# Available records

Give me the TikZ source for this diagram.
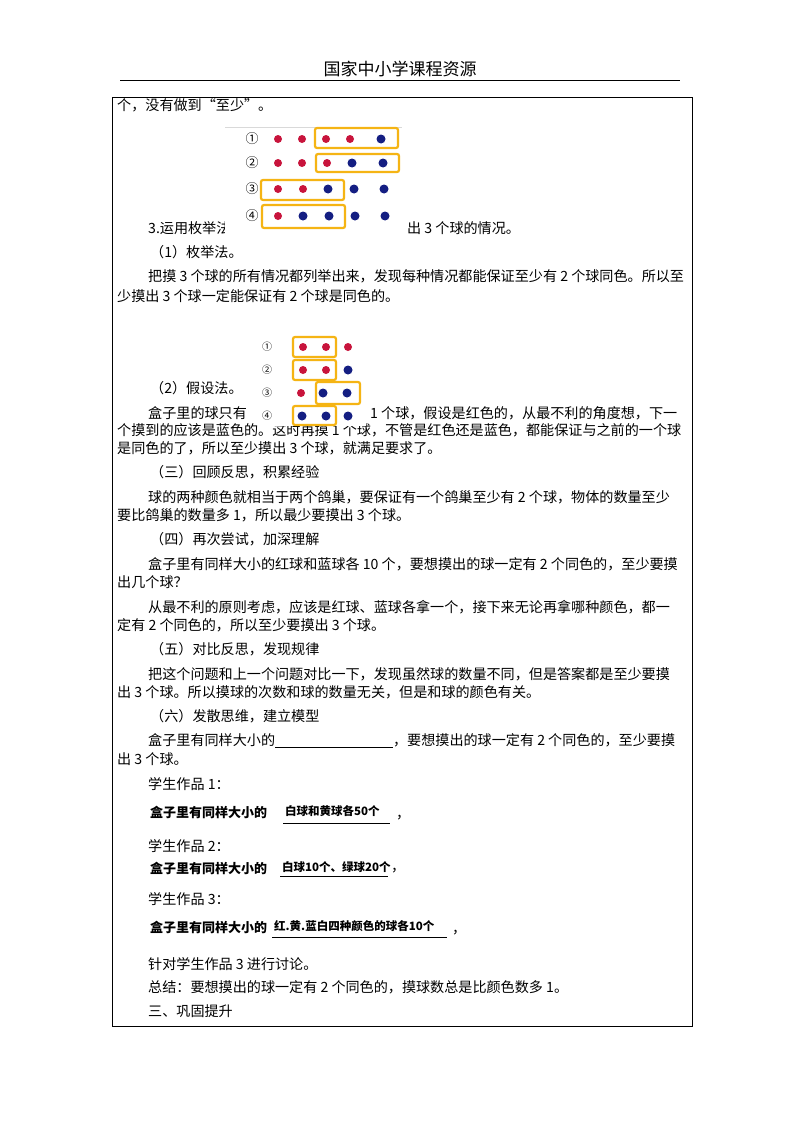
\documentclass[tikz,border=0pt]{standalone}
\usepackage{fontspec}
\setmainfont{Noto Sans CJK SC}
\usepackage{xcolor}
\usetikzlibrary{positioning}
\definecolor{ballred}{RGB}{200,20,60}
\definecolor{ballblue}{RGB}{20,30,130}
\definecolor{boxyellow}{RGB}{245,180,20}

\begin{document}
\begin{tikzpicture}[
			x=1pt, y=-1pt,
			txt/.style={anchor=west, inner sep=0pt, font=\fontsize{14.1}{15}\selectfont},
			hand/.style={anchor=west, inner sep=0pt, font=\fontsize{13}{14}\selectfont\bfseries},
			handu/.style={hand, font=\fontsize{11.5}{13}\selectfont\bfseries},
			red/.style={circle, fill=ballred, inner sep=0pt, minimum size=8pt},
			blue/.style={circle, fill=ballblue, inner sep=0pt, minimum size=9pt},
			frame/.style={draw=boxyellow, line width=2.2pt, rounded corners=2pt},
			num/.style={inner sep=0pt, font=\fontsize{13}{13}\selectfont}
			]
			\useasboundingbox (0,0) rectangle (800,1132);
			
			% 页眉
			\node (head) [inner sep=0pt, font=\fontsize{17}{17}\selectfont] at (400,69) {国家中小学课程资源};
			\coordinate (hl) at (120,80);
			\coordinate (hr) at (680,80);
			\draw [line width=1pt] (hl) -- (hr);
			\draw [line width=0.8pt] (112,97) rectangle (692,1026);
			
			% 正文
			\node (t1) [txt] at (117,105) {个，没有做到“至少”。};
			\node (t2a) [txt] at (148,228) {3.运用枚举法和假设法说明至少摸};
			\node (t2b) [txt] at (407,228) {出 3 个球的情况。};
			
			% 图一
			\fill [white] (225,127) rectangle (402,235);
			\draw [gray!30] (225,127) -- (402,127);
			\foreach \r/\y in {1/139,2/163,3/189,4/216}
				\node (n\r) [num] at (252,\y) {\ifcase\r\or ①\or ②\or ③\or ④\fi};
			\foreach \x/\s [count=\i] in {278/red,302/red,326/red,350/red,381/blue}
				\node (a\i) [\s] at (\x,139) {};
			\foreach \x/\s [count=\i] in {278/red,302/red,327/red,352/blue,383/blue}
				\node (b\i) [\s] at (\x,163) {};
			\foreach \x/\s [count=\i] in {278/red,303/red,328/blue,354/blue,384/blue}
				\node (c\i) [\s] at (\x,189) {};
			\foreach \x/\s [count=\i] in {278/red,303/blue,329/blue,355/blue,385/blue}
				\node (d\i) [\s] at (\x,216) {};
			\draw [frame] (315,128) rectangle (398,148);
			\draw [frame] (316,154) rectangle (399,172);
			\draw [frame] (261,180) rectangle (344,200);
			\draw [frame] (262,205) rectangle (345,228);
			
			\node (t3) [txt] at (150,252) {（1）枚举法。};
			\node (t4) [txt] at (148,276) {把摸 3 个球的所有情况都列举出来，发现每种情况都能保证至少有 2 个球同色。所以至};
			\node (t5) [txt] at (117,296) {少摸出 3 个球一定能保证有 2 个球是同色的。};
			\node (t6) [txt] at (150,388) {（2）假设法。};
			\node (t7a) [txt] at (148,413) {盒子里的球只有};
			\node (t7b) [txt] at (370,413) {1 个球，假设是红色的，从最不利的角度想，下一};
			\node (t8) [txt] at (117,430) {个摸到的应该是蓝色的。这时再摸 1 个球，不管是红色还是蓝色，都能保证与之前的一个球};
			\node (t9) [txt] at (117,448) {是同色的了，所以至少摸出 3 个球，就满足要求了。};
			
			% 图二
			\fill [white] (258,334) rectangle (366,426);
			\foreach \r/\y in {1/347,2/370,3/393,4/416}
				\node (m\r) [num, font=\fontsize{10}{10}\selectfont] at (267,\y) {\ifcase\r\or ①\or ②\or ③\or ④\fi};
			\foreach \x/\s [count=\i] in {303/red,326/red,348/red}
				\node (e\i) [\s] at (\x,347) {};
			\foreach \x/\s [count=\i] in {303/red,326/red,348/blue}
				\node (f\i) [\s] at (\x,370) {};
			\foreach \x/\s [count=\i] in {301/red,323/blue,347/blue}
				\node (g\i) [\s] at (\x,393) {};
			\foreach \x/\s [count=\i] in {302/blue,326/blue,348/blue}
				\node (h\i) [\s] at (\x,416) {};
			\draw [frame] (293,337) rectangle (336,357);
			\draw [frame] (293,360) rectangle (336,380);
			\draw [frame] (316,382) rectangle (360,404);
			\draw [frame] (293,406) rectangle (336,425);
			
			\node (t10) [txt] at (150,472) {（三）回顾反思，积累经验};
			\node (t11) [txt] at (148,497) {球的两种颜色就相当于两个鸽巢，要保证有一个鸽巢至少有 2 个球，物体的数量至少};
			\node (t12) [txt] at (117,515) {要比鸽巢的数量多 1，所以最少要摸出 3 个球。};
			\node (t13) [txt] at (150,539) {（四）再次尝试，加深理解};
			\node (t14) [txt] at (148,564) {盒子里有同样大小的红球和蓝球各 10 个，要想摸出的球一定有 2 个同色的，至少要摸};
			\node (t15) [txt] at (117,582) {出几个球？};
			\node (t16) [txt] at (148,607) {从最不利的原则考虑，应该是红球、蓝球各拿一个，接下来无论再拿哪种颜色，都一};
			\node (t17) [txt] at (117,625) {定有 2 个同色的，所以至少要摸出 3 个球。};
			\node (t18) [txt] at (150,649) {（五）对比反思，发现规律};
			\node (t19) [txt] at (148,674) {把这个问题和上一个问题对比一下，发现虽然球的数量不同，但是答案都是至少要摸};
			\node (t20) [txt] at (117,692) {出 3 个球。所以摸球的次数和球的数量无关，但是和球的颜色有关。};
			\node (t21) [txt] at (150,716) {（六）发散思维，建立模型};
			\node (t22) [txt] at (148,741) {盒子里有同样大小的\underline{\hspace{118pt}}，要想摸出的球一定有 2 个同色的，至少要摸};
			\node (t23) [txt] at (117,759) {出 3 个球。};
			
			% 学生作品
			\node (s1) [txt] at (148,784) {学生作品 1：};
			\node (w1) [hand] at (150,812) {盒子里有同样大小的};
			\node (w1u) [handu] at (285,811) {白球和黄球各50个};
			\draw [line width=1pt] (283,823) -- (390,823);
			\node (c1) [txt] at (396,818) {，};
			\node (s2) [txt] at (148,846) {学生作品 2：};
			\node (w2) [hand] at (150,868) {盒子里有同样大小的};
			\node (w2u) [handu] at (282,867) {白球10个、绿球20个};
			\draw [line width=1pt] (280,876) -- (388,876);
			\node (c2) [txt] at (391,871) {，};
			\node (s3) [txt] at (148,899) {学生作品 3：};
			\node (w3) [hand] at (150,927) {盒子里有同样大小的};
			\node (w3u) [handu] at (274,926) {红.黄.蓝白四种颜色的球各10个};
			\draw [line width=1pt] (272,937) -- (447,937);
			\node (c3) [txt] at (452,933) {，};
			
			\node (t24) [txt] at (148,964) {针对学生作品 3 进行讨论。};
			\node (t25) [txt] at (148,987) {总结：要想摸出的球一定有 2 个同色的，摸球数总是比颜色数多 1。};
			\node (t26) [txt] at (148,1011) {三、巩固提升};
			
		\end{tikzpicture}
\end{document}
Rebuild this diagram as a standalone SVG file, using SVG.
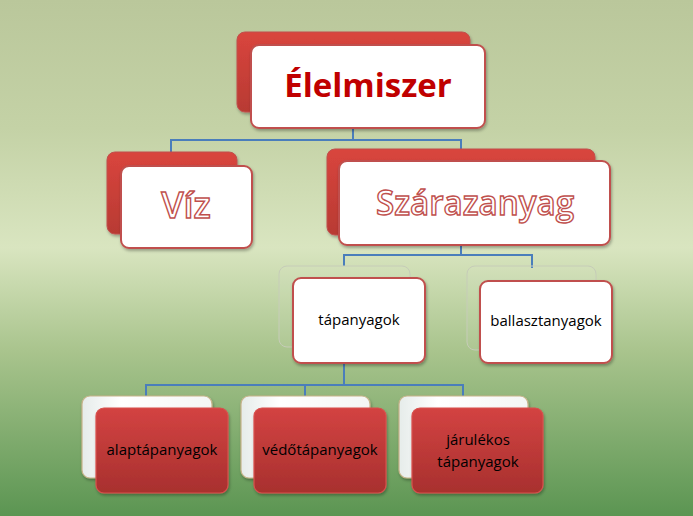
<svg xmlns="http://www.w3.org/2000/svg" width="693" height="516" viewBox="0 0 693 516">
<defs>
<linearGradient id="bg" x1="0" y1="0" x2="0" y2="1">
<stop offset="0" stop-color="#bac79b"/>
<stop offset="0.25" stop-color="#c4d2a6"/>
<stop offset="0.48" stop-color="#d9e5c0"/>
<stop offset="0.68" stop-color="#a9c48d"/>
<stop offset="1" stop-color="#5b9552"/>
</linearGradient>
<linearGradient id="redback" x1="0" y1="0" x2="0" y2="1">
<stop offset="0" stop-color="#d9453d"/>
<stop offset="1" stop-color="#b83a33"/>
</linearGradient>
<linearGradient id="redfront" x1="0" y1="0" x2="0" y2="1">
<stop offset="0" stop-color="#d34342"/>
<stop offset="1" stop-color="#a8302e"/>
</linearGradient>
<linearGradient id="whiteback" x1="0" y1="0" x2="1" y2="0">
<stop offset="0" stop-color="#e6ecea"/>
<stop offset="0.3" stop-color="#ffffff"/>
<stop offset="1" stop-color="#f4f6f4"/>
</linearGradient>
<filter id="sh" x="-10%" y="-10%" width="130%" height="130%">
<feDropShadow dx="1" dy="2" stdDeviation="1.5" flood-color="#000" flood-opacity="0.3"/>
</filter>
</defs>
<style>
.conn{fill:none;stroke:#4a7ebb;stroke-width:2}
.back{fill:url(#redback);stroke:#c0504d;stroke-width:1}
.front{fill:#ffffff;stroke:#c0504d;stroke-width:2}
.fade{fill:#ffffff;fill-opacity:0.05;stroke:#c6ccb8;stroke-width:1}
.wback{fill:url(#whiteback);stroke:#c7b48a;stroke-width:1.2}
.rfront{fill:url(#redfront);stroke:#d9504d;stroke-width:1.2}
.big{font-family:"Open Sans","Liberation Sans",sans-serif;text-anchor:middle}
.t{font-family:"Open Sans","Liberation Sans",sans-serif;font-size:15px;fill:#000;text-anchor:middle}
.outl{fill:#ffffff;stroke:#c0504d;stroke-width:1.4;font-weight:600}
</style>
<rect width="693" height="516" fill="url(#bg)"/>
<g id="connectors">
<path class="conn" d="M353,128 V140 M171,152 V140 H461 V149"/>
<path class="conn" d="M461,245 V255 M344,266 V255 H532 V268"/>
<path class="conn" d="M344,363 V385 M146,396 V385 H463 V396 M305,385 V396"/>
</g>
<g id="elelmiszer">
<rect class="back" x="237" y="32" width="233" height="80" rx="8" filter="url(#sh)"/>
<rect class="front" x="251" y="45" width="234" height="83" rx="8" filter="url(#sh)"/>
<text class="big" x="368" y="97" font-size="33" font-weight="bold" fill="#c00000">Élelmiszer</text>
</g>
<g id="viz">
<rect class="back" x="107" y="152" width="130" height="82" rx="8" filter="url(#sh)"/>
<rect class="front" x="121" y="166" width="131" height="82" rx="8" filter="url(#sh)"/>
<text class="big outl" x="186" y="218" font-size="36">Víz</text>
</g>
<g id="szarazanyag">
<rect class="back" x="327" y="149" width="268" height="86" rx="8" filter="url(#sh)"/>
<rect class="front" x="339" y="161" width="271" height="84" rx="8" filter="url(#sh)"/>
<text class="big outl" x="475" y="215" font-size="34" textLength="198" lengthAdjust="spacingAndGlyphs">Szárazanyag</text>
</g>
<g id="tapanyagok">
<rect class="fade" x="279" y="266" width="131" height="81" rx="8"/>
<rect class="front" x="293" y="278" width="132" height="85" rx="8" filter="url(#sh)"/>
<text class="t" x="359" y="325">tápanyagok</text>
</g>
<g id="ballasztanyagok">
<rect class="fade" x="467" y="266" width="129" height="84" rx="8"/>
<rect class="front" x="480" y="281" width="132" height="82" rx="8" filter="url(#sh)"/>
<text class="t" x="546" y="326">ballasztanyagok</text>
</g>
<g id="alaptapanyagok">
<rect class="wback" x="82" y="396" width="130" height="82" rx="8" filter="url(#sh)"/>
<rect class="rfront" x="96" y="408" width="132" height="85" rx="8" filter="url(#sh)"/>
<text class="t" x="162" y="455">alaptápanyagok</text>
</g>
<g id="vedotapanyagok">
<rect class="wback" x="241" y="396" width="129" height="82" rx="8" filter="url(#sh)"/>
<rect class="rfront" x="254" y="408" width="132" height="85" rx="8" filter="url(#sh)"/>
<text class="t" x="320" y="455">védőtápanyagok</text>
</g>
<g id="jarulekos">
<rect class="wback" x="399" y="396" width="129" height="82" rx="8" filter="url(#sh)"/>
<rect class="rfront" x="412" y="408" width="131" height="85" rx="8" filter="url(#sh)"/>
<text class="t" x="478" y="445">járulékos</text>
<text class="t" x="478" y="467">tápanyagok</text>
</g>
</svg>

# Job
Copy out every line from the data above that has "diagram" in it.

# Output
Give me the TikZ source for this diagram.
Rebuild this diagram as a standalone SVG file, using SVG.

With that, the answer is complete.